On the morning of 9 August (7 June by the modern calendar), Caesar’s troops struck their tents and fell into line of column at the gate in preparation for the march out. Initially they took no heed as Pompey’s army emerged from its camp and took its accustomed position along the foothills. But then Caesar’s lookouts reported something was different on this occasion; Pompey had moved his army off the slopes and it was advancing onto the plain, swinging counterclockwise as it did so to face south-east on the level ground between the heights and the river.

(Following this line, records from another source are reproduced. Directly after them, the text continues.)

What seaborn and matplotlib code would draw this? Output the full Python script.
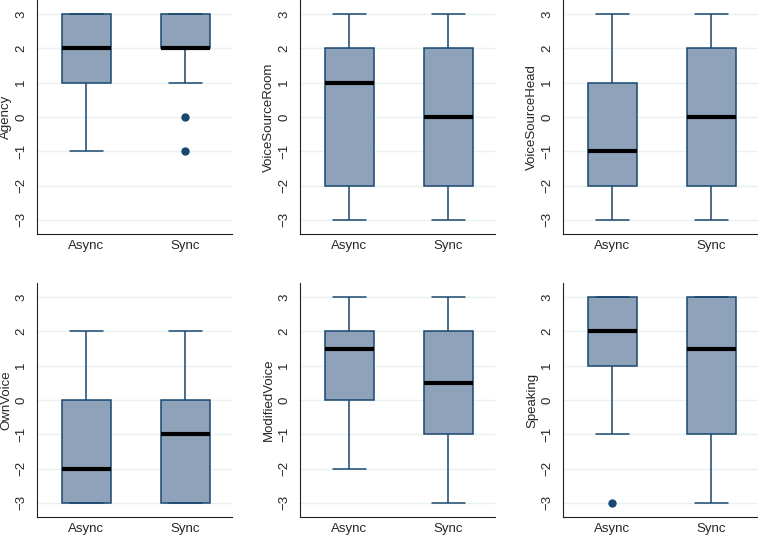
import matplotlib
matplotlib.use("Agg")
import matplotlib.pyplot as plt
import pandas as pd
import seaborn as sns

### Likert responses (-3..3) per condition
groups = ["Async", "Sync"]
variables = ["Agency", "VoiceSourceRoom", "VoiceSourceHead",
             "OwnVoice", "ModifiedVoice", "Speaking"]

agency_async = [-1, 0, 0, 1, 1, 1, 1, 2, 2, 2, 2, 2, 3, 3, 3, 3, 3, 3, 3, 3]
agency_sync = [-1, 0, 1, 1, 2, 2, 2, 2, 2, 2, 2, 2, 2, 3, 3, 3, 3, 3, 3, 3]
room_async = [-3, -3, -3, -2, -2, -2, -1, 0, 1, 1, 1, 1, 2, 2, 2, 2, 3, 3, 3, 3]
room_sync = [-3, -3, -2, -2, -2, -2, -1, -1, 0, 0, 0, 1, 1, 2, 2, 2, 3, 3, 3, 3]
head_async = [-3, -3, -3, -2, -2, -2, -2, -1, -1, -1, -1, 0, 0, 1, 1, 1, 2, 2, 3, 3]
head_sync = [-3, -3, -3, -2, -2, -2, -1, -1, 0, 0, 0, 0, 1, 1, 2, 2, 2, 3, 3, 3]
own_async = [-3, -3, -3, -3, -3, -3, -3, -2, -2, -2, -2, -1, -1, 0, 0, 0, 1, 1, 2, 2]
own_sync = [-3, -3, -3, -3, -3, -3, -2, -2, -1, -1, -1, -1, 0, 0, 0, 0, 1, 1, 2, 2]
mod_async = [-2, -1, 0, 0, 0, 0, 1, 1, 1, 1, 2, 2, 2, 2, 2, 2, 3, 3, 3, 3]
mod_sync = [-3, -2, -2, -1, -1, -1, -1, 0, 0, 0, 1, 1, 1, 1, 2, 2, 3, 3, 3, 3]
speak_async = [-3, -1, 0, 1, 1, 1, 1, 2, 2, 2, 2, 2, 3, 3, 3, 3, 3, 3, 3, 3]
speak_sync = [-3, -3, -2, -1, -1, -1, 0, 0, 1, 1, 2, 2, 2, 3, 3, 3, 3, 3, 3, 3]

responses = {
    "Agency": (agency_async, agency_sync),
    "VoiceSourceRoom": (room_async, room_sync),
    "VoiceSourceHead": (head_async, head_sync),
    "OwnVoice": (own_async, own_sync),
    "ModifiedVoice": (mod_async, mod_sync),
    "Speaking": (speak_async, speak_sync),
}

rows = []
for var in variables:
    for grp, vals in zip(groups, responses[var]):
        for v in vals:
            rows.append({"variable": var, "group": grp, "value": v})
data = pd.DataFrame(rows)

navy = "#1a476f"
fill = "#8ea3b9"

sns.set_style("white")
plt.rcParams["font.family"] = ["Liberation Sans", "DejaVu Sans"]

fig = plt.figure(figsize=(7.58, 5.35), dpi=100)
W, H = 758, 535
lefts = [37, 300, 563]
tops = [0, 283]
ax_w, ax_h = 195, 234

for index, var in enumerate(variables):
    r, c = divmod(index, 3)
    ax = fig.add_axes([lefts[c] / W, 1 - (tops[r] + ax_h) / H, ax_w / W, ax_h / H])
    sub = data[data["variable"] == var]
    sns.boxplot(data=sub, x="group", y="value", order=groups, ax=ax,
                width=0.49, color=fill, saturation=1, linecolor=navy,
                linewidth=1.1, capwidths=0.33,
                medianprops={"color": "black", "linewidth": 3},
                flierprops={"marker": "o", "markerfacecolor": navy,
                            "markeredgecolor": navy, "markersize": 5})
    ax.set_xlim(-0.5, 1.47)
    ax.set_ylim(-3.41, 3.41)
    ax.set_yticks(range(-3, 4))
    ax.yaxis.grid(True, color="#eaf1f3", linewidth=1)
    ax.set_axisbelow(True)
    ax.set_xlabel("")
    ax.set_ylabel(var, fontsize=9.5)
    # label anchor is its right edge once rotated
    ax.yaxis.set_label_coords(-0.128, 0.5)
    for side in ["top", "right"]:
        ax.spines[side].set_visible(False)
    for side in ["left", "bottom"]:
        ax.spines[side].set_color("#222222")
        ax.spines[side].set_linewidth(0.8)
    ax.tick_params(axis="y", length=4, width=0.8, color="#808080",
                   labelrotation=90, labelsize=9.5, pad=3)
    ax.tick_params(axis="x", length=0, labelsize=9.5, pad=4)
    for lab in ax.get_yticklabels():
        lab.set_va("center")

fig.savefig("out.png", dpi=100)
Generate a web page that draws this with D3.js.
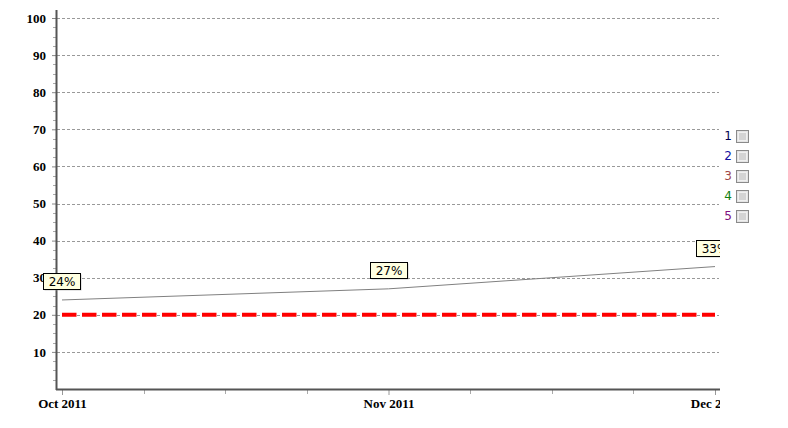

It was the opportunity Caesar had been waiting for; ‘we shall not easily get the chance again’, he snapped to his officers. He ordered the march halted and displayed a purple flag, the signal for battle. The camp must have burst into a hive of frantic activity as men scrambled to drop their packs and make ready for combat. Caesar was so intent on not losing the moment he ordered the rampart levelled in places and the ditch filled in with its debris so his army could march out in full cohorts. Posting a guard of 2,000 of his oldest men on the camp, Caesar led his legions onto the plain. Sensing the mood of their commander, and relishing the prospect of avenging the reverse at Dyrrachium, spirits among Caesar’s legions were high; as he rode among them he spied one of the centurions in his X legion, a re-enlistee named Caius Crastinus, urging on the men in his cohort. When Caesar called on him by name Crastinus stretched out his arm in salute and, according to Plutarch, cried in a loud voice, ‘We shall conquer nobly, Caesar; and I this day will deserve your praises, either alive or dead.’

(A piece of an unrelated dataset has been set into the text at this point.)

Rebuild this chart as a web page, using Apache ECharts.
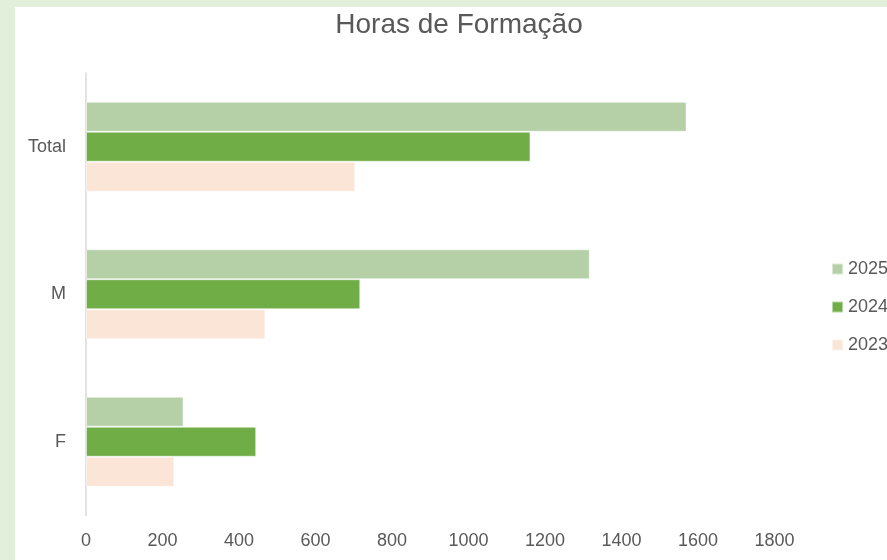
<!DOCTYPE html>
<html>
<head>
<meta charset="utf-8">
<script src="https://cdn.jsdelivr.net/npm/echarts@6/dist/echarts.min.js"></script>
<style>
  html, body { margin: 0; padding: 0; width: 887px; height: 560px; overflow: hidden; background: #e2efda; }
  #chart { position: absolute; left: 15px; top: 7px; width: 888px; height: 560px; background: #fff; }
</style>
</head>
<body>
<div id="chart"></div>
<script>
// dados
var categories = ['F', 'M', 'Total'];
var years = ['2025', '2024', '2023'];
var horas2023 = [231, 469, 704];
var horas2024 = [445, 717, 1162];
var horas2025 = [255, 1317, 1570];
var xTicks = { min: 0, max: 1800, step: 200 };

var cores = { '2023': '#fbe5d6', '2024': '#70ad47', '2025': '#b5d0a7' };
var fonte = '"Liberation Sans", Arial, sans-serif';
var cinza = '#595959';

var chart = echarts.init(document.getElementById('chart'));

var valores = { '2023': horas2023, '2024': horas2024, '2025': horas2025 };
// a primeira série fica em cima na barra horizontal
var series = years.map(function (y) {
    return {
        name: y,
        type: 'bar',
        data: valores[y],
        barGap: '0%',
        barCategoryGap: '39%',
        itemStyle: { color: cores[y], borderColor: 'rgba(255,255,255,0.5)', borderWidth: 1 },
        emphasis: { disabled: true }
    };
});

chart.setOption({
    animation: false,
    title: {
        text: 'Horas de Formação',
        left: 'center',
        top: 4,
        padding: 0,
        textStyle: { fontFamily: fonte, fontSize: 28, fontWeight: 'normal', color: cinza }
    },
    legend: {
        data: ['2025', '2024', '2023'],
        orient: 'vertical',
        left: 816,
        top: 253,
        padding: 0,
        itemWidth: 11,
        itemHeight: 11,
        itemGap: 20,
        icon: 'rect',
        textStyle: { fontFamily: fonte, fontSize: 18, color: cinza }
    },
    grid: { left: 71, top: 66, width: 688.5, height: 442.5 },
    xAxis: {
        type: 'value',
        min: xTicks.min,
        max: xTicks.max,
        interval: xTicks.step,
        axisLine: { show: false },
        axisTick: { show: false },
        splitLine: { show: false },
        axisLabel: {
            margin: 17, fontFamily: fonte, fontSize: 18, color: cinza,
            formatter: function (v) { return String(v); }
        }
    },
    yAxis: {
        type: 'category',
        data: categories,
        axisLine: { show: true, lineStyle: { color: '#d9d9d9', width: 1.5 } },
        axisTick: { show: false },
        axisLabel: { margin: 20, fontFamily: fonte, fontSize: 18, color: cinza }
    },
    series: series
});
</script>
</body>
</html>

Why had Pompey decided on battle? Historians both ancient and modern have advanced several hypotheses; that Pompey was anxious not to lose the confidence his men had accrued in breaking Caesar’s blockade at Dyrrachium; that with the season advancing and the corn now ripening, Fabian tactics would have an ever diminishing impact on Caesar’s capacity to provision his army; that the prospect of allowing Caesar to remain at large indefinitely in the east was an insult to his authority among the client kings of the region and a threat to his prestige in Rome.

But none of these factors outweighed the positive results Pompey was enjoying from the strategy he had adopted of keeping Caesar isolated and on the run. Considering the resources at his disposal balanced against the fighting quality of his opponent, a war of attrition remained the better option. As Appian relates, Pompey ‘thought it risky to stake everything on a single engagement against men who were well trained and desperate and against Caesar’s famous good luck.’

Pompey’s problem, one that had plagued him since the outbreak of the war, remained that while there was never any question about Caesar being entirely master in his own household, Pompey, according to the very tenets upon which he had taken up arms in the first place, could never be more than first among equals. As he was the appointed defender of the republic, the republic had a vested interest in his performance, and the representatives of the republic – senators, office holders, and office seekers – incessantly swarmed around him. United as they were solely by their hatred of Caesar, needling and critiquing their delegated champion was their only contribution to the war effort save squabbling with each other. Too eager to finish off the upstart Caesar and return to Rome to commence the political (and financial) purge of his supporters, they had been urging Pompey to seek a final confrontation since Dyrrachium. That Caesar had been prepared to offer battle every morning since their arrival at the plain of Pharsalus only inflamed them further. Though Pompey warned them that Caesar was forced to do this because of his inferior supply situation, and that precisely for this reason the best response was to do nothing, they accused him of deliberately drawing out the campaign only in order to prolong his extraordinary authority over them. Pompey, the champion of the republic, found himself being derided in his own camp as King of Kings, and Agamemnon, because Agamemnon, too, had kings under his command in war.

That Pompey offered Caesar the decisive confrontation he wanted against his better judgement is illustrated by the less than enthusiastic exhortation Appian records him making on the morning of the battle: ‘I still wanted to wear Caesar down, but you yourselves have invited this contest’, he told his men; ‘Advance then, as you have been demanding.’

That Pompey still retained deep misgivings about the quality of the forces under his command can clearly be appreciated from the tactical dispositions he revealed at an eve-of-battle council of war in the republican camp. To the astonishment of his subordinates, he claimed that Caesar’s army would be routed before the battlelines even met. It was simply a matter of deploying the superior republican cavalry to turn Caesar’s flank and encircle him from the rear. The republican infantry would therefore serve as the anvil, the massed cavalry as a giant hammer; Caesar’s army would be crushed between them. Unstated but implicit in this master plan was the fact that it would minimize the possibility of the republican legions being subjected to the protracted trial of strength with their Caesarean counterparts that Pompey had consistently sought to avoid.

Labienus enthusiastically endorsed Pompey’s proposed plan of attack, not least because, at the head of the republican cavalry, the glory of Caesar’s downfall would largely accrue to him. He assured the council Caesar’s army was but a shadow of that which had conquered Gaul and swore an oath not to return to camp from the battlefield save in victory. Pompey praised his zeal and swore an oath in the same terms, followed by all the others. The misgivings of its commander notwithstanding, the council separated in buoyant spirits and with high hopes.